TASK GOAL: Give the data again exactly as written, skipping any pictures.

+ + +

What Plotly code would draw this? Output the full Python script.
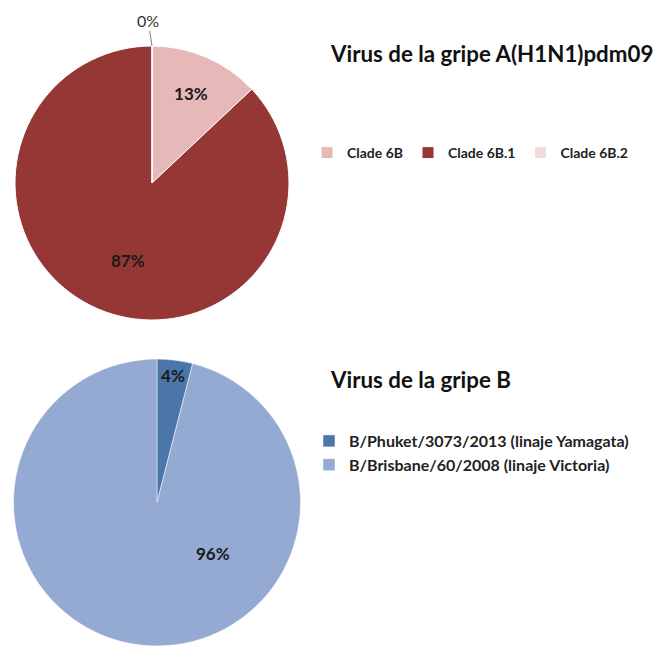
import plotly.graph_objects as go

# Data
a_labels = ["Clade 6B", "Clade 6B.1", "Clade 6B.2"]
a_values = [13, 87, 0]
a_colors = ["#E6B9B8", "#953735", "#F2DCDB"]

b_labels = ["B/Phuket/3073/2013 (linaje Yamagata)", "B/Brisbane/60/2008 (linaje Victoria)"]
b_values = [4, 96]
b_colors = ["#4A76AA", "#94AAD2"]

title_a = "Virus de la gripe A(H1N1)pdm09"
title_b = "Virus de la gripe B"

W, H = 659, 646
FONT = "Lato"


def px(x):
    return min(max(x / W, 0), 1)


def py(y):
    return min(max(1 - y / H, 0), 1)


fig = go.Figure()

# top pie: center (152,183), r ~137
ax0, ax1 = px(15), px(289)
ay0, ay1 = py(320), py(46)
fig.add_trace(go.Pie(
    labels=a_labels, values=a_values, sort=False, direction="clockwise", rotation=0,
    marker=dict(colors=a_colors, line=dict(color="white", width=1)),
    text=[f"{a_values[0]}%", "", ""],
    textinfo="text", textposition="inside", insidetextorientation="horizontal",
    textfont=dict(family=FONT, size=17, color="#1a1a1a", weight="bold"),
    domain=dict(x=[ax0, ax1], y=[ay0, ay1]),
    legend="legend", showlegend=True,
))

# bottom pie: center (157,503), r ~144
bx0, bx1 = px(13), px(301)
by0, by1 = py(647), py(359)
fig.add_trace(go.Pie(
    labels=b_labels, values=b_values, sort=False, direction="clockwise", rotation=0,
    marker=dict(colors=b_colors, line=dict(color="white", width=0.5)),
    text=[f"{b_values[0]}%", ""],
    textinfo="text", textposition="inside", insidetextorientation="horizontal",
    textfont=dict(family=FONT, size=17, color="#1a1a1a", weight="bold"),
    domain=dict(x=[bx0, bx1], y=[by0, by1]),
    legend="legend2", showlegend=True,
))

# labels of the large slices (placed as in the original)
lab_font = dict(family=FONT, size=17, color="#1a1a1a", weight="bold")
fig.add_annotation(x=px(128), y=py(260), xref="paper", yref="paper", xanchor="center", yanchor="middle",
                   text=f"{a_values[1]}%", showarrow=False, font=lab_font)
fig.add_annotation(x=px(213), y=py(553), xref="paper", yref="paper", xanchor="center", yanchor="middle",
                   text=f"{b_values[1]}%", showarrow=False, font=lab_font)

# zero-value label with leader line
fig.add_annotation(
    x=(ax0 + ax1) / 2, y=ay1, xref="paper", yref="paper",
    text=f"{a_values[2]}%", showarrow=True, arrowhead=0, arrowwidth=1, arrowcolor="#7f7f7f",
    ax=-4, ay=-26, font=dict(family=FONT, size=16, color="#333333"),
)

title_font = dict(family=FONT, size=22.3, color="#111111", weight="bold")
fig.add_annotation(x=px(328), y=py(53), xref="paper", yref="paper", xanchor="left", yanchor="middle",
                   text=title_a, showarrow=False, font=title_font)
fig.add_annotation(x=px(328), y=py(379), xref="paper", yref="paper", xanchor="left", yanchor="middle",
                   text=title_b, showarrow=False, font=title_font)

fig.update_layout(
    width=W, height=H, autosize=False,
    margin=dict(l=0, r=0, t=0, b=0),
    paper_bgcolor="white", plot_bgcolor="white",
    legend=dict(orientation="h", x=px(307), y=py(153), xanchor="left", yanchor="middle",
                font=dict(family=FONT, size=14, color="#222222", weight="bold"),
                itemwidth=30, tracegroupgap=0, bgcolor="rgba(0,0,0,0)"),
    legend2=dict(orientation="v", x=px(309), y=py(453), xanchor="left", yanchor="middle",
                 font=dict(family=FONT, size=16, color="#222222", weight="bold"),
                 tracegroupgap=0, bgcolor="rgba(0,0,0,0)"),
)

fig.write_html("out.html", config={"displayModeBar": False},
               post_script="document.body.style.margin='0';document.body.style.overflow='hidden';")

+ + +

FINISHED TASK:
What Plotly code would draw this? Output the full Python script.
import plotly.graph_objects as go

# Data
a_labels = ["Clade 6B", "Clade 6B.1", "Clade 6B.2"]
a_values = [13, 87, 0]
a_colors = ["#E6B9B8", "#953735", "#F2DCDB"]

b_labels = ["B/Phuket/3073/2013 (linaje Yamagata)", "B/Brisbane/60/2008 (linaje Victoria)"]
b_values = [4, 96]
b_colors = ["#4A76AA", "#94AAD2"]

title_a = "Virus de la gripe A(H1N1)pdm09"
title_b = "Virus de la gripe B"

W, H = 659, 646
FONT = "Lato"


def px(x):
    return min(max(x / W, 0), 1)


def py(y):
    return min(max(1 - y / H, 0), 1)


fig = go.Figure()

# top pie: center (152,183), r ~137
ax0, ax1 = px(15), px(289)
ay0, ay1 = py(320), py(46)
fig.add_trace(go.Pie(
    labels=a_labels, values=a_values, sort=False, direction="clockwise", rotation=0,
    marker=dict(colors=a_colors, line=dict(color="white", width=1)),
    text=[f"{a_values[0]}%", "", ""],
    textinfo="text", textposition="inside", insidetextorientation="horizontal",
    textfont=dict(family=FONT, size=17, color="#1a1a1a", weight="bold"),
    domain=dict(x=[ax0, ax1], y=[ay0, ay1]),
    legend="legend", showlegend=True,
))

# bottom pie: center (157,503), r ~144
bx0, bx1 = px(13), px(301)
by0, by1 = py(647), py(359)
fig.add_trace(go.Pie(
    labels=b_labels, values=b_values, sort=False, direction="clockwise", rotation=0,
    marker=dict(colors=b_colors, line=dict(color="white", width=0.5)),
    text=[f"{b_values[0]}%", ""],
    textinfo="text", textposition="inside", insidetextorientation="horizontal",
    textfont=dict(family=FONT, size=17, color="#1a1a1a", weight="bold"),
    domain=dict(x=[bx0, bx1], y=[by0, by1]),
    legend="legend2", showlegend=True,
))

# labels of the large slices (placed as in the original)
lab_font = dict(family=FONT, size=17, color="#1a1a1a", weight="bold")
fig.add_annotation(x=px(128), y=py(260), xref="paper", yref="paper", xanchor="center", yanchor="middle",
                   text=f"{a_values[1]}%", showarrow=False, font=lab_font)
fig.add_annotation(x=px(213), y=py(553), xref="paper", yref="paper", xanchor="center", yanchor="middle",
                   text=f"{b_values[1]}%", showarrow=False, font=lab_font)

# zero-value label with leader line
fig.add_annotation(
    x=(ax0 + ax1) / 2, y=ay1, xref="paper", yref="paper",
    text=f"{a_values[2]}%", showarrow=True, arrowhead=0, arrowwidth=1, arrowcolor="#7f7f7f",
    ax=-4, ay=-26, font=dict(family=FONT, size=16, color="#333333"),
)

title_font = dict(family=FONT, size=22.3, color="#111111", weight="bold")
fig.add_annotation(x=px(328), y=py(53), xref="paper", yref="paper", xanchor="left", yanchor="middle",
                   text=title_a, showarrow=False, font=title_font)
fig.add_annotation(x=px(328), y=py(379), xref="paper", yref="paper", xanchor="left", yanchor="middle",
                   text=title_b, showarrow=False, font=title_font)

fig.update_layout(
    width=W, height=H, autosize=False,
    margin=dict(l=0, r=0, t=0, b=0),
    paper_bgcolor="white", plot_bgcolor="white",
    legend=dict(orientation="h", x=px(307), y=py(153), xanchor="left", yanchor="middle",
                font=dict(family=FONT, size=14, color="#222222", weight="bold"),
                itemwidth=30, tracegroupgap=0, bgcolor="rgba(0,0,0,0)"),
    legend2=dict(orientation="v", x=px(309), y=py(453), xanchor="left", yanchor="middle",
                 font=dict(family=FONT, size=16, color="#222222", weight="bold"),
                 tracegroupgap=0, bgcolor="rgba(0,0,0,0)"),
)

fig.write_html("out.html", config={"displayModeBar": False},
               post_script="document.body.style.margin='0';document.body.style.overflow='hidden';")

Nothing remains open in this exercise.